将各种语素前“老”视为主观表达词缀不仅体现出“老”的同一性特征,在使用时也有着一定的作用。

(7)培训部大楼外,有几个学员正坐在楼前的台阶上聊天。声音很大。“谁来的电话?”建新笑着问她。“我老公。”(2019年,格非《江南三部曲》)

(8)我们的事业因此而联结在一起,我们引用您的作品,这并非只是仰慕您举世无双的才华,而是渴望远远地追随您的事业,我们是小兵,而您已是赫赫有名的老将。(2000年,夏多布里昂《墓畔回忆录》)

(9)警察局长,下面是一双翻鞋面扣着套结的鞋子,上面是一个头发稀少的黄脑壳,活现出一个嘻嘻哈哈,爱说爱笑,对巴黎生活了如指掌的老狐狸。(1997年,巴尔扎克《贝姨》)

(10)北京的画展很多,这给我提供了不少机会,画展上有很多老外,据说有的老外一天要接到好几十份请柬。和老外结识,就有了固定的渠道。(2005年,卞庆奎《中国北漂艺人生存实录》)

在现代汉语中,“老公”是一种用于亲密伴侣之间的称呼,饱含着浓浓爱意。例(7)中的“老”即带有亲近、亲昵的语义色彩;例(8)的“老将”给人德高望重、老迈雄健的心理联想,因此“老”有敬重的语义色彩;“狐狸”多是形容人诡计多端,例(9)前面加“老”使得戏谑、讽刺的语义色彩更甚;例(10)表示调侃、轻松的语义色彩,此类还有“老警”“老记”“老班”等。

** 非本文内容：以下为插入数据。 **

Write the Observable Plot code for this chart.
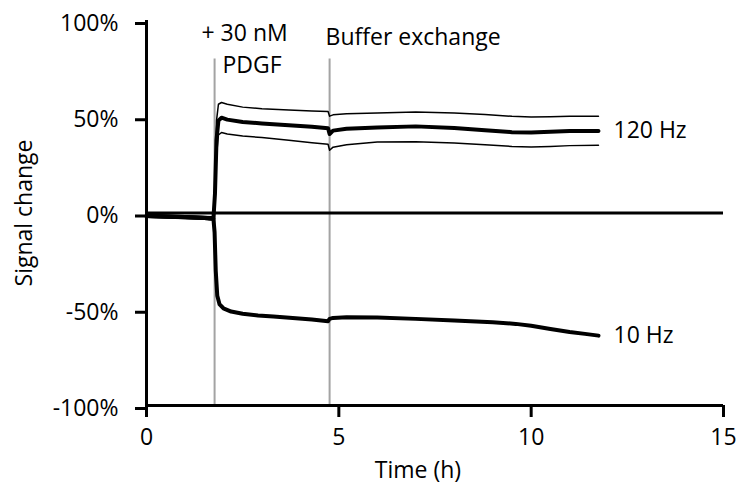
<!DOCTYPE html>
<html>
<head>
<meta charset="utf-8">
<script src="https://cdn.jsdelivr.net/npm/d3@7"></script>
<script src="https://cdn.jsdelivr.net/npm/@observablehq/plot@0.6"></script>
<style>
  body { margin: 0; background: white; }
</style>
</head>
<body>
<div id="chart"></div>
<script>
// ---- data ----
const time120  = [0, 0.5, 1.0, 1.5, 1.74, 1.78, 1.82, 1.87, 1.95, 2.1, 2.5, 3.0, 3.7, 4.3, 4.72, 4.76, 4.85, 5.2, 6.0, 7.0, 8.0, 8.8, 9.5, 10.0, 10.5, 11.0, 11.75];
const mean120  = [-1.5, -1.8, -2.1, -2.5, -2.8, 10, 38, 48, 49.5, 48.5, 47.3, 46.5, 45.6, 44.8, 44.0, 41.0, 42.8, 43.8, 44.4, 45.0, 44.2, 43.0, 42.0, 41.8, 42.2, 42.6, 42.6];
const upper120 = [-0.8, -1.1, -1.4, -1.8, -2.0, 15, 48, 56.5, 57.4, 56.5, 55.0, 54.2, 53.5, 53.0, 52.7, 50.3, 51.0, 51.6, 52.0, 52.5, 52.0, 51.2, 50.2, 49.9, 50.0, 50.3, 50.3];
const lower120 = [-2.2, -2.5, -2.8, -3.2, -3.6, 5, 30, 40.5, 41.8, 41.0, 40.0, 39.2, 37.8, 36.5, 35.7, 32.6, 34.2, 35.5, 36.9, 37.0, 36.3, 35.4, 34.6, 34.3, 34.6, 35.0, 35.2];

const time10 = [0, 0.5, 1.0, 1.5, 1.74, 1.77, 1.8, 1.84, 1.9, 2.0, 2.2, 2.5, 2.9, 3.3, 3.8, 4.3, 4.72, 4.76, 4.85, 5.2, 6.0, 7.0, 8.0, 9.0, 9.6, 10.0, 10.5, 11.0, 11.4, 11.75];
const mean10 = [-1.6, -1.9, -2.2, -2.6, -3.0, -10, -30, -43, -47.5, -49.5, -51.2, -52.3, -53.2, -53.8, -54.5, -55.3, -56.2, -55.0, -54.5, -54.2, -54.3, -55.0, -55.9, -56.8, -57.6, -58.6, -60.3, -61.8, -62.8, -63.7];

const seriesNames = ["120 Hz", "10 Hz"];
const eventTimes  = [1.77, 4.76];
const eventLabels = [["+ 30 nM", "PDGF"], ["Buffer exchange"]];
const xTicks = [0, 5, 10, 15];
const yTicks = [-100, -50, 0, 50, 100];
const xTitle = "Time (h)";
const yTitle = "Signal change";

// ---- tables built from the arrays ----
const meanRows = [
  ...time120.map((t, i) => ({t, v: mean120[i], s: seriesNames[0]})),
  ...time10.map((t, i) => ({t, v: mean10[i], s: seriesNames[1]}))
];
const sdRows = [
  ...time120.map((t, i) => ({t, v: upper120[i], s: "upper"})),
  ...time120.map((t, i) => ({t, v: lower120[i], s: "lower"}))
];
const endRows = [
  {t: time120[time120.length - 1], v: mean120[mean120.length - 1], label: seriesNames[0]},
  {t: time10[time10.length - 1], v: mean10[mean10.length - 1], label: seriesNames[1]}
];
const events = eventTimes.map((t) => ({t}));

const font = "'Open Sans', sans-serif";

const chart = Plot.plot({
  width: 736,
  height: 489,
  marginLeft: 146,
  marginRight: 13,
  marginTop: 20,
  marginBottom: 84,
  x: {domain: [0, 15]},
  y: {domain: [-100, 100]},
  style: {fontFamily: font, fontSize: "23px", color: "black", background: "white", overflow: "visible"},
  marks: [
    Plot.ruleX(events, {x: "t", y1: -100, y2: 80, stroke: "#a3a3a3", strokeWidth: 2}),
    Plot.line(sdRows, {x: "t", y: "v", z: "s", stroke: "black", strokeWidth: 1.5}),
    Plot.line(meanRows, {x: "t", y: "v", z: "s", stroke: "black", strokeWidth: 4, strokeLinejoin: "round"}),
    Plot.ruleY([0], {stroke: "black", strokeWidth: 3}),
    Plot.ruleX([0], {stroke: "black", strokeWidth: 3}),
    Plot.ruleY([-100], {stroke: "black", strokeWidth: 3}),
    Plot.axisY(yTicks, {tickSize: 11, tickPadding: 17, strokeWidth: 3, tickFormat: d => `${d}%`, label: null, fontSize: 23, dy: 3}),
    Plot.axisX(xTicks, {tickSize: 12, tickPadding: 11, strokeWidth: 3, label: null, fontSize: 23}),
    Plot.text([yTitle], {frameAnchor: "left", textAnchor: "middle", lineAnchor: "middle", dx: -122, rotate: -90, fontSize: 23}),
    Plot.text([xTitle], {frameAnchor: "bottom", textAnchor: "middle", lineAnchor: "middle", dx: -17, dy: 65, fontSize: 23}),
    Plot.text([events[0]], {x: "t", text: () => eventLabels[0][0], frameAnchor: "top", textAnchor: "middle", lineAnchor: "middle", dx: 30, dy: 13, fontSize: 23}),
    Plot.text([events[0]], {x: "t", text: () => eventLabels[0][1], frameAnchor: "top", textAnchor: "middle", lineAnchor: "middle", dx: 37.5, dy: 45, fontSize: 23}),
    Plot.text([events[1]], {x: "t", text: () => eventLabels[1][0], frameAnchor: "top", textAnchor: "middle", lineAnchor: "middle", dx: 83.5, dy: 17.5, fontSize: 23}),
    Plot.text(endRows, {x: "t", y: "v", text: "label", dx: 15, textAnchor: "start", fontSize: 23})
  ]
});

document.getElementById("chart").appendChild(chart);
</script>
</body>
</html>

这些语义色彩都是说话人在会话语境中赋予的,是主观性的表现,由此推理“老X”之“老”是主观表达词缀。

二是能够对词缀“老”的语义特性及表达功能作出连续性的概括与解释。首先从“老”的演变进程来看,整体表现为一个连续体:“老”的实在词汇意义递降,而说话者的主观性识解在递增;原本的修饰限定功能逐渐转变成只表示言者主观性的附加成分。其次,表达功能上,由于语言自身发展的不平衡性,“老”的虚化程度存在差异。如例(4)里,“老鼠”的虚化程度便要高于其他三个。这种虚化差异仍是个连续性的问题,是与“老”的主观识解度成正比的:如果将“老”作为突显的焦点,“老”的支配能力就强,主观性就弱;如果将关注的焦点从“老”转移出去,那么“老”的主观性就增强,最终向主观强调功能发展。

三是可对现代汉语词缀“老”的虚化动因作出合理的解释。语素“老”的虚化实际是一种心理认知的过程,应当与说话者的认知心理结合起来,通过说话双方的语用推理来传递没有表达出来的意思。这种认知理解便是通过隐喻来实现的,使词义可以从一个认知域向另一个认知域延伸。“老”的隐喻具有多重复杂性:从最初的“年老”义为源点,先是修饰亲属称谓中的长辈,继而扩展到修饰年长于己的同辈甚至年少于己的同辈,意义逐渐抽象化,映射到情感域便增添了亲近、亲昵的语义色彩;接着“老”在“年老”义的基础上引申出“时间久”,产生一种时久惯熟的联想,从时间域映射到情感域便有了亲热的语义色彩;由“时间久”继而又引申出“经验丰富”“程度深”等意义,使“老”附加了尊重赞赏、讽刺厌恶的色彩。并且通过隐喻,“老”的适用范围不断扩大,从指称人发展到指称动植物及其他事物,新兴用法的出现也更是说明“老”作为主观表达词缀日益成熟。

总的看来,主观化是词缀“老”语义演变的重要动因。在语用推理的作用下,通过对语义的重新调整及结构的重新分析,“老”本身的词义被逐渐弱化,而越来越依赖于说话人的判断,进而获得推理性的主观意义。将“老”定性为主观表达词缀更能说明语言使用者的主观能动性极大地影响着语言的使用、语言的变化与语言的创造性。